La vie de famille à la cave est peuplée de jeux infantiles qui vont crescendo et basculent dans la violence : on se frappe, on se masturbe. Tout cela en rigolant, habillé. Une violence stylisée, oserait-on dire ?
Ohrn maîtrise le rythme de sa pièce à la perfection.
Alors que le père est remonté à la surface, dans le salon, vautré à nouveau sur le canapé, le spectateur croit tout naturellement que la fin du spectacle approche. Or Fritzl finit par redescendre à la cave accompagné d’un bruit d’hélicoptère grondant au dessus de la scène. « Ca doit être les autorités qui interviennent » pense-t-on bêtement. Oui c’est cela. Oui c’est la fin. Mais non. C’est juste le début d’une nouvelle journée, d’un nouveau délire où Fritzl se prend pour un docteur humanitaire en Afrique.
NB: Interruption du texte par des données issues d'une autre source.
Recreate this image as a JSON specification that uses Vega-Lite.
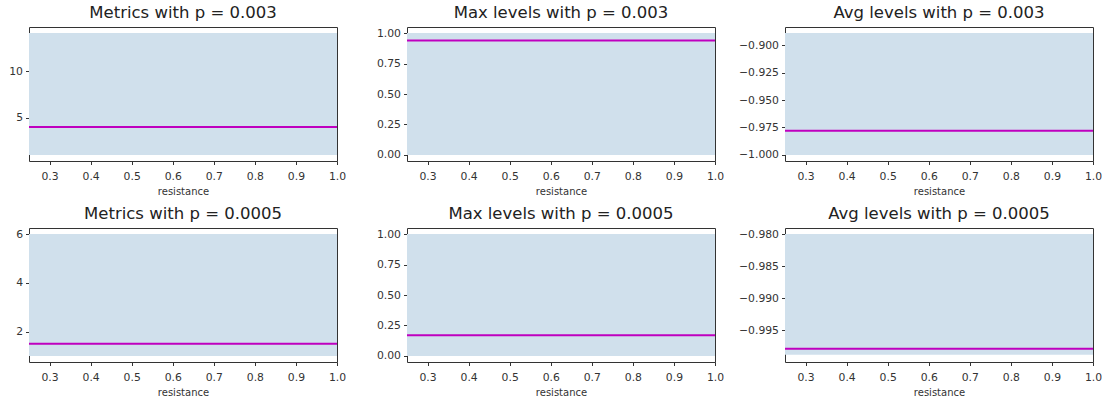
{
  "$schema": "https://vega.github.io/schema/vega-lite/v6.json",
  "padding": {"left": 8, "top": 4, "right": 4, "bottom": 4},
  "background": "white",
  "data": {
    "values": [
      {"panel": "m1", "resistance": 0.25, "low": 1.0, "high": 14.1, "mean": 4.0},
      {"panel": "m1", "resistance": 1.0, "low": 1.0, "high": 14.1, "mean": 4.0},
      {"panel": "x1", "resistance": 0.25, "low": 0.0, "high": 1.0, "mean": 0.94},
      {"panel": "x1", "resistance": 1.0, "low": 0.0, "high": 1.0, "mean": 0.94},
      {"panel": "a1", "resistance": 0.25, "low": -1.0, "high": -0.8889, "mean": -0.978},
      {"panel": "a1", "resistance": 1.0, "low": -1.0, "high": -0.8889, "mean": -0.978},
      {"panel": "m2", "resistance": 0.25, "low": 1.0, "high": 6.0, "mean": 1.5},
      {"panel": "m2", "resistance": 1.0, "low": 1.0, "high": 6.0, "mean": 1.5},
      {"panel": "x2", "resistance": 0.25, "low": 0.0, "high": 1.0, "mean": 0.17},
      {"panel": "x2", "resistance": 1.0, "low": 0.0, "high": 1.0, "mean": 0.17},
      {"panel": "a2", "resistance": 0.25, "low": -0.9988, "high": -0.98, "mean": -0.9979},
      {"panel": "a2", "resistance": 1.0, "low": -0.9988, "high": -0.98, "mean": -0.9979}
    ]
  },
  "columns": 3,
  "bounds": "flush",
  "spacing": {"row": 67, "column": 70},
  "concat": [
    {
      "title": "Metrics with p = 0.003",
      "width": 308, "height": 134,
      "transform": [{"filter": "datum.panel === 'm1'"}],
      "encoding": {
        "x": {"field": "resistance", "type": "quantitative", "scale": {"domain": [0.25, 1.0], "nice": false, "zero": false},
              "axis": {"values": [0.3, 0.4, 0.5, 0.6, 0.7, 0.8, 0.9, 1.0], "format": ".1f", "title": "resistance"}}
      },
      "layer": [
        {"mark": {"type": "area", "color": "#d0e0ec", "opacity": 1},
         "encoding": {"y": {"field": "low", "type": "quantitative", "scale": {"domain": [0.345, 14.755], "nice": false, "zero": false}, "axis": {"values": [5, 10], "format": "d", "title": null}}, "y2": {"field": "high"}}},
        {"mark": {"type": "line", "color": "#bf00bf", "strokeWidth": 2},
         "encoding": {"y": {"field": "mean", "type": "quantitative", "scale": {"domain": [0.345, 14.755], "nice": false, "zero": false}, "axis": {"values": [5, 10], "format": "d", "title": null}}}}
      ]
    },
    {
      "title": "Max levels with p = 0.003",
      "width": 308, "height": 134,
      "transform": [{"filter": "datum.panel === 'x1'"}],
      "encoding": {
        "x": {"field": "resistance", "type": "quantitative", "scale": {"domain": [0.25, 1.0], "nice": false, "zero": false},
              "axis": {"values": [0.3, 0.4, 0.5, 0.6, 0.7, 0.8, 0.9, 1.0], "format": ".1f", "title": "resistance"}}
      },
      "layer": [
        {"mark": {"type": "area", "color": "#d0e0ec", "opacity": 1},
         "encoding": {"y": {"field": "low", "type": "quantitative", "scale": {"domain": [-0.05, 1.05], "nice": false, "zero": false}, "axis": {"values": [0, 0.25, 0.5, 0.75, 1.0], "format": ".2f", "title": null}}, "y2": {"field": "high"}}},
        {"mark": {"type": "line", "color": "#bf00bf", "strokeWidth": 2},
         "encoding": {"y": {"field": "mean", "type": "quantitative", "scale": {"domain": [-0.05, 1.05], "nice": false, "zero": false}, "axis": {"values": [0, 0.25, 0.5, 0.75, 1.0], "format": ".2f", "title": null}}}}
      ]
    },
    {
      "title": "Avg levels with p = 0.003",
      "width": 308, "height": 134,
      "transform": [{"filter": "datum.panel === 'a1'"}],
      "encoding": {
        "x": {"field": "resistance", "type": "quantitative", "scale": {"domain": [0.25, 1.0], "nice": false, "zero": false},
              "axis": {"values": [0.3, 0.4, 0.5, 0.6, 0.7, 0.8, 0.9, 1.0], "format": ".1f", "title": "resistance"}}
      },
      "layer": [
        {"mark": {"type": "area", "color": "#d0e0ec", "opacity": 1},
         "encoding": {"y": {"field": "low", "type": "quantitative", "scale": {"domain": [-1.00556, -0.88334], "nice": false, "zero": false}, "axis": {"values": [-1.0, -0.975, -0.95, -0.925, -0.9], "format": ".3f", "title": null}}, "y2": {"field": "high"}}},
        {"mark": {"type": "line", "color": "#bf00bf", "strokeWidth": 2},
         "encoding": {"y": {"field": "mean", "type": "quantitative", "scale": {"domain": [-1.00556, -0.88334], "nice": false, "zero": false}, "axis": {"values": [-1.0, -0.975, -0.95, -0.925, -0.9], "format": ".3f", "title": null}}}}
      ]
    },
    {
      "title": "Metrics with p = 0.0005",
      "width": 308, "height": 134,
      "transform": [{"filter": "datum.panel === 'm2'"}],
      "encoding": {
        "x": {"field": "resistance", "type": "quantitative", "scale": {"domain": [0.25, 1.0], "nice": false, "zero": false},
              "axis": {"values": [0.3, 0.4, 0.5, 0.6, 0.7, 0.8, 0.9, 1.0], "format": ".1f", "title": "resistance"}}
      },
      "layer": [
        {"mark": {"type": "area", "color": "#d0e0ec", "opacity": 1},
         "encoding": {"y": {"field": "low", "type": "quantitative", "scale": {"domain": [0.75, 6.25], "nice": false, "zero": false}, "axis": {"values": [2, 4, 6], "format": "d", "title": null}}, "y2": {"field": "high"}}},
        {"mark": {"type": "line", "color": "#bf00bf", "strokeWidth": 2},
         "encoding": {"y": {"field": "mean", "type": "quantitative", "scale": {"domain": [0.75, 6.25], "nice": false, "zero": false}, "axis": {"values": [2, 4, 6], "format": "d", "title": null}}}}
      ]
    },
    {
      "title": "Max levels with p = 0.0005",
      "width": 308, "height": 134,
      "transform": [{"filter": "datum.panel === 'x2'"}],
      "encoding": {
        "x": {"field": "resistance", "type": "quantitative", "scale": {"domain": [0.25, 1.0], "nice": false, "zero": false},
              "axis": {"values": [0.3, 0.4, 0.5, 0.6, 0.7, 0.8, 0.9, 1.0], "format": ".1f", "title": "resistance"}}
      },
      "layer": [
        {"mark": {"type": "area", "color": "#d0e0ec", "opacity": 1},
         "encoding": {"y": {"field": "low", "type": "quantitative", "scale": {"domain": [-0.05, 1.05], "nice": false, "zero": false}, "axis": {"values": [0, 0.25, 0.5, 0.75, 1.0], "format": ".2f", "title": null}}, "y2": {"field": "high"}}},
        {"mark": {"type": "line", "color": "#bf00bf", "strokeWidth": 2},
         "encoding": {"y": {"field": "mean", "type": "quantitative", "scale": {"domain": [-0.05, 1.05], "nice": false, "zero": false}, "axis": {"values": [0, 0.25, 0.5, 0.75, 1.0], "format": ".2f", "title": null}}}}
      ]
    },
    {
      "title": "Avg levels with p = 0.0005",
      "width": 308, "height": 134,
      "transform": [{"filter": "datum.panel === 'a2'"}],
      "encoding": {
        "x": {"field": "resistance", "type": "quantitative", "scale": {"domain": [0.25, 1.0], "nice": false, "zero": false},
              "axis": {"values": [0.3, 0.4, 0.5, 0.6, 0.7, 0.8, 0.9, 1.0], "format": ".1f", "title": "resistance"}}
      },
      "layer": [
        {"mark": {"type": "area", "color": "#d0e0ec", "opacity": 1},
         "encoding": {"y": {"field": "low", "type": "quantitative", "scale": {"domain": [-0.99995, -0.97905], "nice": false, "zero": false}, "axis": {"values": [-0.995, -0.99, -0.985, -0.98], "format": ".3f", "title": null}}, "y2": {"field": "high"}}},
        {"mark": {"type": "line", "color": "#bf00bf", "strokeWidth": 2},
         "encoding": {"y": {"field": "mean", "type": "quantitative", "scale": {"domain": [-0.99995, -0.97905], "nice": false, "zero": false}, "axis": {"values": [-0.995, -0.99, -0.985, -0.98], "format": ".3f", "title": null}}}}
      ]
    }
  ],
  "config": {
    "font": "DejaVu Sans",
    "view": {"stroke": "#333", "strokeWidth": 1},
    "axis": {
      "domain": false, "grid": false,
      "labelOverlap": false, "labelFlush": false,
      "tickColor": "#333", "tickSize": 3.5, "tickWidth": 1,
      "labelFontSize": 10.8, "labelColor": "#333", "labelPadding": 3, "labelFont": "DejaVu Sans",
      "titleFontSize": 10, "titleFontWeight": "normal", "titleColor": "#333", "titlePadding": 6, "titleFont": "DejaVu Sans"
    },
    "axisX": {"labelPadding": 5.5},
    "title": {"fontSize": 16.5, "fontWeight": "normal", "color": "#222", "font": "DejaVu Sans", "baseline": "alphabetic", "offset": 6, "anchor": "middle"}
  }
}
Le début d’une folle séquence ou l’acteur en slip et chaussettes s’agite, imite le singe, transpire, devient rouge, viole la mère-poupée sous le regard interloqué des trois enfants à qui il ordonne de jouer des percussions.
C’est un nouveau jeu que le père tout puissant apprend à ses gamins. C’est une vision fantasmée et délirante de la réalité du monde extérieure qui entre dans la cave.